The trial court's judgment is accordingly reversed and remanded for further proceedings not inconsistent with this opinion.

CONOVER, P.J., and MILLER, J., concur.

NOTES

[1] We do not agree with I. Ching's assertion that this general rule requiring exhaustion has been modified or overruled by the decisions in City of Anderson v. Associated Furniture & Appliances, Inc., (1981) Ind., 423 N.E.2d 293, and City of Evansville v. Reis Tire Sales, Inc., (1975) 165 Ind. App. 638, 333 N.E.2d 800. It is true that, in both of these cases, landowners were allowed to challenge zoning ordinances as unconstitutional without having first presented the issue to the Board of Zoning Appeals. Neither of these decisions, however, even discusses the issue of exhaustion. Further, unlike I. Ching, the landowners in both of these cases had first sought administrative relief from the body empowered to amend the ordinance. Thus, neither of these decisions is applicable to this case.

[2] I. Ching argues that the Board's prior decisions to grant variances of use for this property conclusively settle the constitutional issue in its favor, under the principle of res judicata.
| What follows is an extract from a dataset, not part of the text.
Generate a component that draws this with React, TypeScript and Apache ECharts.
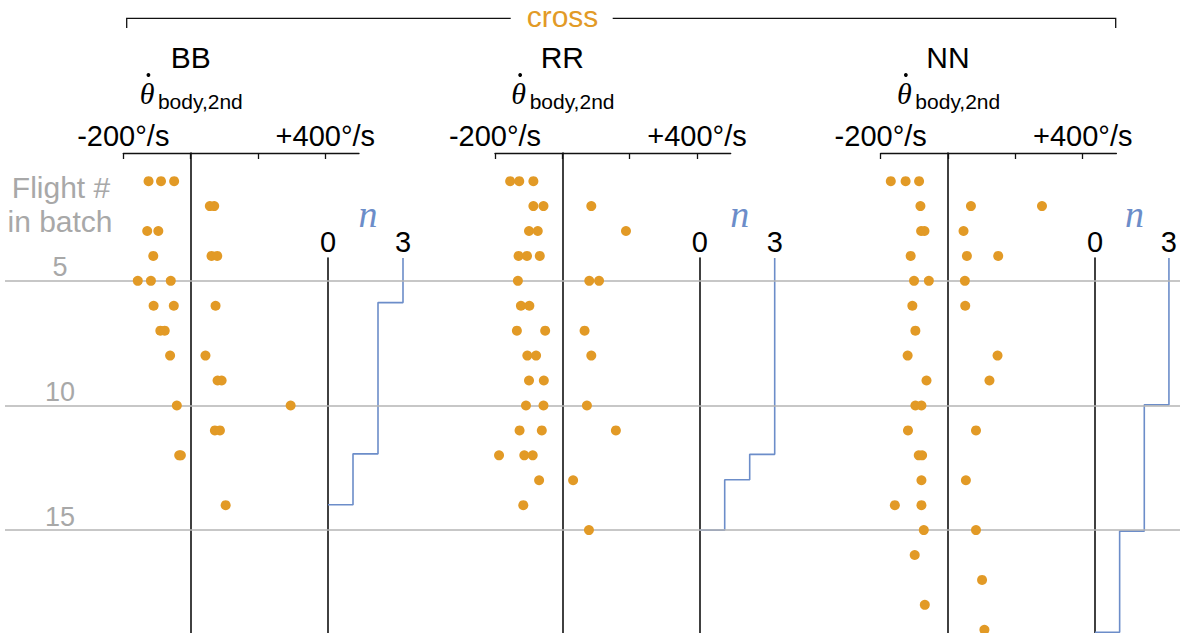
import React, { useEffect, useRef } from 'react';
import * as echarts from 'echarts';

// ---------- data ----------
const panelNames = ['BB', 'RR', 'NN'];
const crossLabel = 'cross';
const rowLines = [5, 10, 15];
const rateTickValues = [-200, 0, 200, 400];
const rateLabelValues = [-200, 400];
const nLabelValues = [0, 3];

// [angular rate (deg/s), flight # in batch]
const bbPoints: number[][] = [
  [-125, 1], [-88, 1], [-49, 1],
  [57, 2], [70, 2],
  [-129, 3], [-96, 3],
  [-111, 4], [62, 4], [79, 4],
  [-157, 5], [-118, 5], [-59, 5],
  [-110, 6], [-50, 6], [74, 6],
  [-90, 7], [-77, 7],
  [-61, 8], [44, 8],
  [80, 9], [92, 9],
  [-41, 10], [297, 10],
  [72, 11], [87, 11],
  [-34, 12], [-29, 12],
  [104, 14],
];
const rrPoints: number[][] = [
  [-155, 1], [-128, 1], [-86, 1],
  [-86, 2], [-56, 2], [86, 2],
  [-99, 3], [-73, 3], [189, 3],
  [-130, 4], [-105, 4], [-67, 4],
  [-132, 5], [80, 5], [109, 5],
  [-123, 6], [-98, 6],
  [-135, 7], [-51, 7], [66, 7],
  [-104, 8], [-78, 8], [86, 8],
  [-99, 9], [-55, 9],
  [-108, 10], [-56, 10], [73, 10],
  [-127, 11], [-61, 11], [159, 11],
  [-188, 12], [-113, 12], [-88, 12],
  [-69, 13], [32, 13],
  [-116, 14],
  [79, 15],
];
const nnPoints: number[][] = [
  [-170, 1], [-126, 1], [-86, 1],
  [-82, 2], [68, 2], [279, 2],
  [-80, 3], [-70, 3], [46, 3],
  [-111, 4], [56, 4], [149, 4],
  [-101, 5], [-57, 5], [50, 5],
  [-106, 6], [51, 6],
  [-97, 7],
  [-120, 8], [147, 8],
  [-64, 9], [123, 9],
  [-97, 10], [-79, 10],
  [-119, 11], [83, 11],
  [-87, 12], [-77, 12],
  [-79, 13], [53, 13],
  [-158, 14], [-79, 14],
  [-72, 15], [83, 15],
  [-99, 16],
  [101, 17],
  [-69, 18],
  [108, 19],
];

// step curves of n: [n, flight #]
const bbSteps: number[][] = [[3, 4.08], [3, 5.87], [2, 5.87], [2, 11.94], [1, 11.94], [1, 13.98], [0, 13.98]];
const rrSteps: number[][] = [[3, 4.08], [3, 11.96], [2, 11.96], [2, 12.98], [1, 12.98], [1, 15.0], [0, 15.0]];
const nnSteps: number[][] = [[3, 4.08], [3, 9.97], [2, 9.97], [2, 15.04], [1, 15.04], [1, 19.1], [0, 19.1]];

const allPoints = [bbPoints, rrPoints, nnPoints];
const allSteps = [bbSteps, rrSteps, nnSteps];

// ---------- style / layout ----------
const ORANGE = '#E29A26';
const BLUE = '#6C8DC9';
const GRAY_TXT = '#A8A8A8';
const GRAY_LINE = '#B4B4B4';
const INK = '#111111';
const SANS = '"Liberation Sans", Arial, Helvetica, sans-serif';
const SERIF = '"Liberation Serif", "DejaVu Serif", serif';

const TOP = 153;
const HEIGHT = 480;
const Y_MIN = -0.13;
const Y_MAX = 19.13;
const N_TOP = 258;
const N_Y_MIN = 4.08;

const rateLeft = [123.3, 495, 880.7];
const rateWidth = 235.7;
const RATE_MIN = -200;
const RATE_MAX = 500;
const nLeft = [328, 699.7, 1095];
const nWidth = 75;

export default function App() {
  const ref = useRef<HTMLDivElement>(null);

  useEffect(() => {
    if (!ref.current) return;
    const chart = echarts.init(ref.current, undefined, { renderer: 'svg' });

    const grids: any[] = [{ left: 5, width: 1175, top: TOP, height: HEIGHT }];
    const xAxes: any[] = [{ gridIndex: 0, type: 'value', min: 0, max: 1, show: false }];
    const yAxes: any[] = [
      {
        gridIndex: 0, type: 'value', inverse: true, min: Y_MIN, max: Y_MAX,
        axisLine: { show: false }, axisTick: { show: false }, splitLine: { show: false },
        axisLabel: {
          customValues: rowLines, inside: true, margin: 55, align: 'center', verticalAlign: 'bottom',
          color: GRAY_TXT, fontSize: 27, fontFamily: SANS, lineHeight: 27,
        },
      },
    ];
    const series: any[] = [
      {
        type: 'line', xAxisIndex: 0, yAxisIndex: 0, data: [], silent: true, z: 1,
        markLine: {
          silent: true, symbol: 'none', animation: false, label: { show: false },
          lineStyle: { color: GRAY_LINE, width: 1.5, type: 'solid' },
          data: rowLines.map((v) => ({ yAxis: v })),
        },
      },
    ];

    const zeroX: number[] = [];
    for (let i = 0; i < 3; i++) {
      const px = rateWidth / (RATE_MAX - RATE_MIN);
      zeroX.push(rateLeft[i] + (0 - RATE_MIN) * px);
      grids.push({ left: rateLeft[i], width: rateWidth, top: TOP, height: HEIGHT });
    }
    for (let i = 0; i < 3; i++) {
      grids.push({ left: nLeft[i], width: nWidth, top: N_TOP, height: TOP + HEIGHT - N_TOP });
    }

    for (let i = 0; i < 3; i++) {
      xAxes.push({
        gridIndex: 1 + i, type: 'value', min: RATE_MIN, max: RATE_MAX, position: 'top',
        axisLine: { onZero: false, lineStyle: { color: INK, width: 1.3 } },
        axisTick: { inside: true, length: 6, customValues: rateTickValues, lineStyle: { color: INK, width: 1.3 } },
        axisLabel: {
          customValues: rateLabelValues, margin: 3, color: '#000', fontSize: 29, fontFamily: SANS,
          formatter: (v: number) => (v > 0 ? '+' : '') + v + '°/s',
        },
        splitLine: { show: false },
      });
      yAxes.push({
        gridIndex: 1 + i, type: 'value', inverse: true, min: Y_MIN, max: Y_MAX, z: 3,
        axisLine: { show: true, onZero: true, lineStyle: { color: INK, width: 1.6 } },
        axisTick: { show: false }, axisLabel: { show: false }, splitLine: { show: false },
      });
      series.push({
        type: 'scatter', xAxisIndex: 1 + i, yAxisIndex: 1 + i, data: allPoints[i],
        symbolSize: 10, itemStyle: { color: ORANGE, opacity: 1 }, clip: false, z: 5,
      });
    }
    for (let i = 0; i < 3; i++) {
      xAxes.push({
        gridIndex: 4 + i, type: 'value', min: 0, max: 3, position: 'top',
        axisLine: { show: false, onZero: false }, axisTick: { show: false }, splitLine: { show: false },
        axisLabel: { customValues: nLabelValues, margin: 2, color: '#000', fontSize: 29, fontFamily: SANS },
        name: 'n', nameLocation: 'middle', nameGap: 25, nameMoveOverlap: false,
        nameTextStyle: { fontFamily: SERIF, fontStyle: 'italic', fontSize: 38, color: BLUE, padding: [0, 0, 0, 5] },
      });
      yAxes.push({
        gridIndex: 4 + i, type: 'value', inverse: true, min: N_Y_MIN, max: Y_MAX, z: 3,
        axisLine: { show: true, onZero: true, lineStyle: { color: INK, width: 1.6 } },
        axisTick: { show: false }, axisLabel: { show: false }, splitLine: { show: false },
      });
      series.push({
        type: 'line', xAxisIndex: 4 + i, yAxisIndex: 4 + i, data: allSteps[i],
        symbol: 'none', clip: false, z: 4, lineStyle: { color: BLUE, width: 1.6 },
      });
    }

    const graphics: any[] = [
      { type: 'polyline', shape: { points: [[126.7, 28], [126.7, 18.3], [510.7, 18.3]] }, style: { stroke: INK, lineWidth: 1.3, fill: null } },
      { type: 'polyline', shape: { points: [[612.7, 18.3], [1115.7, 18.3], [1115.7, 28]] }, style: { stroke: INK, lineWidth: 1.3, fill: null } },
      { type: 'text', x: 562.5, y: 16.5, style: { text: crossLabel, fill: ORANGE, font: `30px ${SANS}`, textAlign: 'center', textVerticalAlign: 'middle' } },
      { type: 'text', x: 61, y: 187, style: { text: 'Flight #', fill: GRAY_TXT, font: `30px ${SANS}`, textAlign: 'center', textVerticalAlign: 'middle' } },
      { type: 'text', x: 60, y: 221, style: { text: 'in batch', fill: GRAY_TXT, font: `30px ${SANS}`, textAlign: 'center', textVerticalAlign: 'middle' } },
    ];
    for (let i = 0; i < 3; i++) {
      const x0 = zeroX[i];
      graphics.push(
        { type: 'text', x: x0, y: 57, style: { text: panelNames[i], fill: '#000', font: `30px ${SANS}`, textAlign: 'center', textVerticalAlign: 'middle' } },
        { type: 'text', x: x0 - 51, y: 93, style: { text: 'θ', fill: '#000', font: `italic 30px ${SERIF}`, textAlign: 'left', textVerticalAlign: 'middle' } },
        { type: 'circle', shape: { cx: x0 - 42.2, cy: 75, r: 1.9 }, style: { fill: '#000' } },
        { type: 'text', x: x0 - 32.7, y: 101, style: { text: 'body,2nd', fill: '#000', font: `21px ${SANS}`, textAlign: 'left', textVerticalAlign: 'middle' } },
      );
    }

    chart.setOption({
      animation: false,
      backgroundColor: '#fff',
      grid: grids,
      xAxis: xAxes,
      yAxis: yAxes,
      series,
      graphic: graphics,
    });
    return () => chart.dispose();
  }, []);

  return <div ref={ref} style={{ position: 'absolute', left: 0, top: 0, width: 1180, height: 633 }} />;
}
This claim lacks merit. In these prior decisions, the Board determined that the residential classification of this property was unduly restrictive and remedied this problem by granting variances to use the property for a bowling alley with an auxiliary cocktail lounge. If anything, these prior decisions establish that the variances granted are sufficient to cure any constitutional defect in the zoning ordinance, as applied. Thus, the granting of variances in the past clearly does not establish the constitutional defense raised by I. Ching, which required proof that, even with the previous variances, I. Ching was precluded from any reasonable use of the property.